Constantin Rauta, another of my subordinates who helped the U.S. defeat Communism and afterward became a renowned American scholar, is still sentenced to death in Bucharest. No wonder. Most of my former subordinates in the Securitate, whose identities are still protected by law, are still calling the shots in Romania’s intelligence services and its justice system. Hangmen do not incriminate themselves.

This anti-American attitude is eroding the world’s ability to have new Stanas and Rautas from Syria, Iran, North Korea and other terrorist states, who could tell us what satellite surveillance cannot: what the despots running those countries have in mind and what their plans against us are. To attract high-ranking officials from terrorist countries over to our side, we should give them the confidence that one day, after their countries become normal — as Romania is now — their “betrayal” will be correctly understood and honored. Their roots, their relatives, their friends, and the graves of their ancestors will remain in their native lands.

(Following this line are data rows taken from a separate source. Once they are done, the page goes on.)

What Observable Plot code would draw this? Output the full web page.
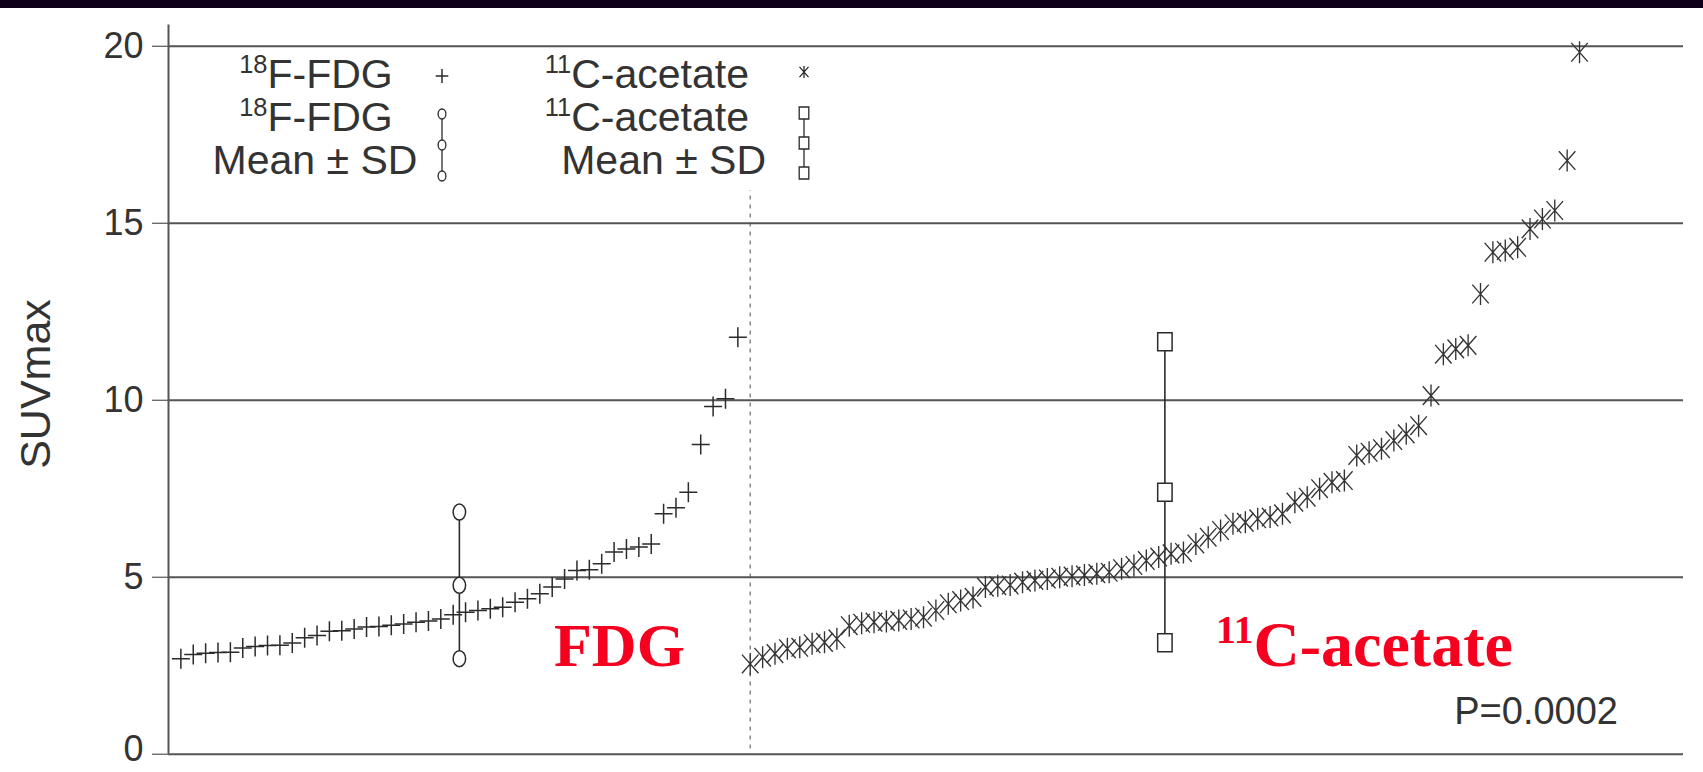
<!DOCTYPE html>
<html><head><meta charset="utf-8">
<script src="https://cdn.jsdelivr.net/npm/d3@7"></script>
<script src="https://cdn.jsdelivr.net/npm/@observablehq/plot@0.6"></script>
<style>
html,body{margin:0;padding:0;background:#fff;}
#wrap{position:relative;width:1703px;height:772px;overflow:hidden;background:#fff;}
#chart{position:absolute;left:0;top:0;}
#topbar{position:absolute;left:0;top:0;width:1703px;height:8px;background:#0e0019;}
</style></head><body>
<div id="wrap"><div id="chart"></div><div id="topbar"></div></div>
<script>
// ---- data ----
const fdgValues = [2.70, 2.82, 2.85, 2.87, 2.88, 3.00, 3.04, 3.07, 3.08, 3.14, 3.29, 3.35, 3.47, 3.49, 3.54, 3.59, 3.61, 3.64, 3.68, 3.73, 3.76, 3.82, 3.94, 4.01, 4.06, 4.11, 4.15, 4.29, 4.39, 4.53, 4.72, 4.95, 5.19, 5.21, 5.38, 5.71, 5.80, 5.85, 5.94, 6.79, 6.96, 7.40, 8.75, 9.82, 10.04, 11.78];
const acetateValues = [2.55, 2.74, 2.84, 2.98, 3.02, 3.12, 3.16, 3.26, 3.63, 3.70, 3.73, 3.75, 3.78, 3.82, 3.87, 4.06, 4.25, 4.34, 4.43, 4.72, 4.76, 4.78, 4.86, 4.91, 4.95, 5.00, 5.03, 5.06, 5.10, 5.14, 5.24, 5.33, 5.47, 5.57, 5.66, 5.70, 5.94, 6.13, 6.32, 6.51, 6.55, 6.65, 6.70, 6.79, 7.12, 7.26, 7.50, 7.68, 7.73, 8.44, 8.53, 8.63, 8.86, 9.05, 9.28, 10.13, 11.30, 11.45, 11.55, 13.00, 14.18, 14.23, 14.32, 14.84, 15.12, 15.36, 16.77, 19.83];
const groupNames = ["FDG", "11C-acetate"];
const groupMeans = [4.77, 7.40];
const groupSDs = [2.07, 4.25];
const yTicks = [0, 5, 10, 15, 20];
const pValueLabel = "P=0.0002";

// ---- derived tables ----
const n1 = fdgValues.length, n2 = acetateValues.length;
const fdgPts = fdgValues.map((v, i) => ({idx: i + 1, v}));
const acePts = acetateValues.map((v, i) => ({idx: n1 + 1 + i, v}));
const centers = [(1 + n1) / 2, (n1 + 1 + n1 + n2) / 2];
const summary = groupNames.map((g, k) => ({g, idx: centers[k], mean: groupMeans[k], sd: groupSDs[k]}));
const summaryPts = summary.flatMap(s => [s.mean - s.sd, s.mean, s.mean + s.sd].map(v => ({g: s.g, idx: s.idx, v})));

// ---- custom symbols ----
const R = s => Math.sqrt(s / Math.PI);
const plusSym = {draw(c, s) { const r = R(s); c.moveTo(-r * 0.9, 0); c.lineTo(r * 0.9, 0); c.moveTo(0, -r); c.lineTo(0, r); }};
const starSym = {draw(c, s) { const r = R(s), a = r * 0.75, b = r * 0.85; c.moveTo(0, -r); c.lineTo(0, r); c.moveTo(-a, -b); c.lineTo(a, b); c.moveTo(-a, b); c.lineTo(a, -b); }};
const ellSym = {draw(c, s) { const r = R(s), rx = r * 0.78, ry = r, k = 0.5523;
  c.moveTo(0, -ry); c.bezierCurveTo(k * rx, -ry, rx, -k * ry, rx, 0); c.bezierCurveTo(rx, k * ry, k * rx, ry, 0, ry);
  c.bezierCurveTo(-k * rx, ry, -rx, k * ry, -rx, 0); c.bezierCurveTo(-rx, -k * ry, -k * rx, -ry, 0, -ry); c.closePath(); }};
const boxSym = {draw(c, s) { const r = R(s); c.rect(-r * 0.8, -r, r * 1.6, r * 2); }};

const ink = "#2b2b2b";
const chart = Plot.plot({
  width: 1703, height: 772,
  marginLeft: 168, marginRight: 20, marginTop: 24.5, marginBottom: 18.3,
  x: {domain: [0, 122.4], axis: null},
  y: {domain: [0, 20.6], ticks: yTicks, tickSize: 16, tickPadding: 9, label: null},
  style: {fontFamily: "'Liberation Sans', Arial, sans-serif", fontSize: "36px", color: "#333", background: "transparent", overflow: "visible"},
  marks: [
    Plot.ruleX([n1 + 1], {stroke: "#888", strokeWidth: 1.5, strokeDasharray: "4,5"}),
    Plot.ruleY(yTicks, {stroke: "#555", strokeWidth: 2}),
    Plot.ruleX([0], {stroke: "#555", strokeWidth: 2}),
    Plot.ruleX(summary, {x: "idx", y1: d => d.mean - d.sd, y2: d => d.mean + d.sd, stroke: ink, strokeWidth: 1.6}),
    Plot.dot(fdgPts, {x: "idx", y: "v", symbol: plusSym, r: 10, fill: "none", stroke: ink, strokeWidth: 1.5}),
    Plot.dot(acePts, {x: "idx", y: "v", symbol: starSym, r: 11, fill: "none", stroke: "#333", strokeWidth: 1.35}),
    Plot.dot(summaryPts.filter(d => d.g === "FDG"), {x: "idx", y: "v", symbol: ellSym, r: 8, fill: "white", stroke: ink, strokeWidth: 1.5}),
    Plot.dot(summaryPts.filter(d => d.g !== "FDG"), {x: "idx", y: "v", symbol: boxSym, r: 9, fill: "white", stroke: ink, strokeWidth: 1.5})
  ]
});
document.getElementById("chart").appendChild(chart);
// keep the bottom tick label inside the picture (nudge it up slightly)
chart.querySelectorAll("text").forEach(t => { if (t.textContent.trim() === "0") t.setAttribute("dy", "-0.12em"); });

// ---- legend & annotations (overlay text) ----
const svg = d3.select(chart);
const font = "'Liberation Sans', Arial, sans-serif";
// white legend background sits just above the dotted divider, beneath the grid lines
const dashed = chart.querySelector("[stroke-dasharray]");
const bg = document.createElementNS("http://www.w3.org/2000/svg", "rect");
bg.setAttribute("x", 185); bg.setAttribute("y", 24); bg.setAttribute("width", 650); bg.setAttribute("height", 166); bg.setAttribute("fill", "white");
dashed.parentNode.insertBefore(bg, dashed.nextSibling);

const lg = svg.append("g");
function supText(g, x, y, sup, main, anchor, size, fam, weight, fill) {
  const t = g.append("text").attr("x", x).attr("y", y).attr("text-anchor", anchor)
    .attr("font-family", fam).attr("font-size", size).attr("font-weight", weight || "normal").attr("fill", fill || "#333");
  if (sup) {
    t.append("tspan").attr("font-size", size * 0.62).attr("dy", -size * 0.36).text(sup);
    t.append("tspan").attr("dy", size * 0.36).text(main);
  } else t.text(main);
  return t;
}
supText(lg, 316, 88, "18", "F-FDG", "middle", 41, font);
supText(lg, 316, 131, "18", "F-FDG", "middle", 41, font);
supText(lg, 315, 174, null, "Mean \u00b1 SD", "middle", 41, font);
supText(lg, 749, 88, "11", "C-acetate", "end", 41, font);
supText(lg, 749, 131, "11", "C-acetate", "end", 41, font);
supText(lg, 766, 174, null, "Mean \u00b1 SD", "end", 41, font);
// legend symbols
lg.append("path").attr("transform", "translate(442,76)").attr("d", d3.symbol(plusSym, Math.PI * 49)()).attr("fill", "none").attr("stroke", ink).attr("stroke-width", 1.5);
lg.append("path").attr("transform", "translate(804,72)").attr("d", d3.symbol(starSym, Math.PI * 36)()).attr("fill", "none").attr("stroke", ink).attr("stroke-width", 1.3);
lg.append("line").attr("x1", 442).attr("x2", 442).attr("y1", 114).attr("y2", 176).attr("stroke", ink).attr("stroke-width", 1.3);
[114, 145, 176].forEach(y => lg.append("path").attr("transform", `translate(442,${y})`).attr("d", d3.symbol(ellSym, Math.PI * 25)()).attr("fill", "white").attr("stroke", ink).attr("stroke-width", 1.3));
lg.append("line").attr("x1", 804).attr("x2", 804).attr("y1", 113).attr("y2", 173).attr("stroke", ink).attr("stroke-width", 1.3);
[113, 143, 173].forEach(y => lg.append("path").attr("transform", `translate(804,${y})`).attr("d", d3.symbol(boxSym, Math.PI * 36)()).attr("fill", "white").attr("stroke", ink).attr("stroke-width", 1.3));

// axis title
svg.append("text").attr("transform", "translate(50,384) rotate(-90)").attr("text-anchor", "middle")
  .attr("font-family", font).attr("font-size", 43).attr("fill", "#333").text("SUVmax");
// red annotations
const serif = "'Liberation Serif', 'Times New Roman', serif";
supText(svg, 554, 666, null, "FDG", "start", 62, serif, "bold", "#f5001e");
supText(svg, 1216, 666, "11", "C-acetate", "start", 64, serif, "bold", "#f5001e");
svg.append("text").attr("x", 1618).attr("y", 724).attr("text-anchor", "end").attr("font-family", font)
  .attr("font-size", 38).attr("fill", "#333").text(pValueLabel);
</script>
</body></html>
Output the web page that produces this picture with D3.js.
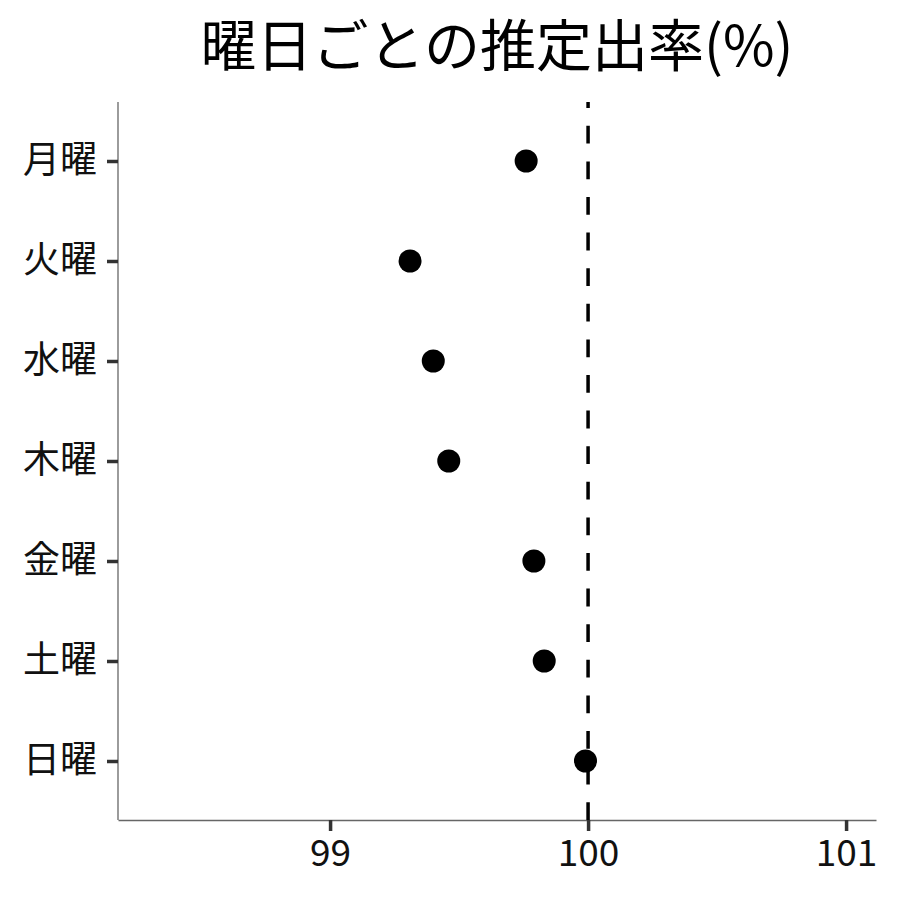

Until December 2004, when Traian Basescu unexpectedly won in the Romanian elections, he had never been the president of anything. He was a sea captain used to sailing through rough waters, and he now needs all the help he can get from Washington in order to further normalize Ceausescu’s Romania and to transform it into a steady U.S. ally.

–Lieutenant General Ion Mihai Pacepa is the highest-ranking official ever to have defected from the former Soviet bloc. His book Red Horizons (Regnery, 1987) was republished in 27 countries, and his trilogy The Black Book of the Securitate has become a best seller in Romania.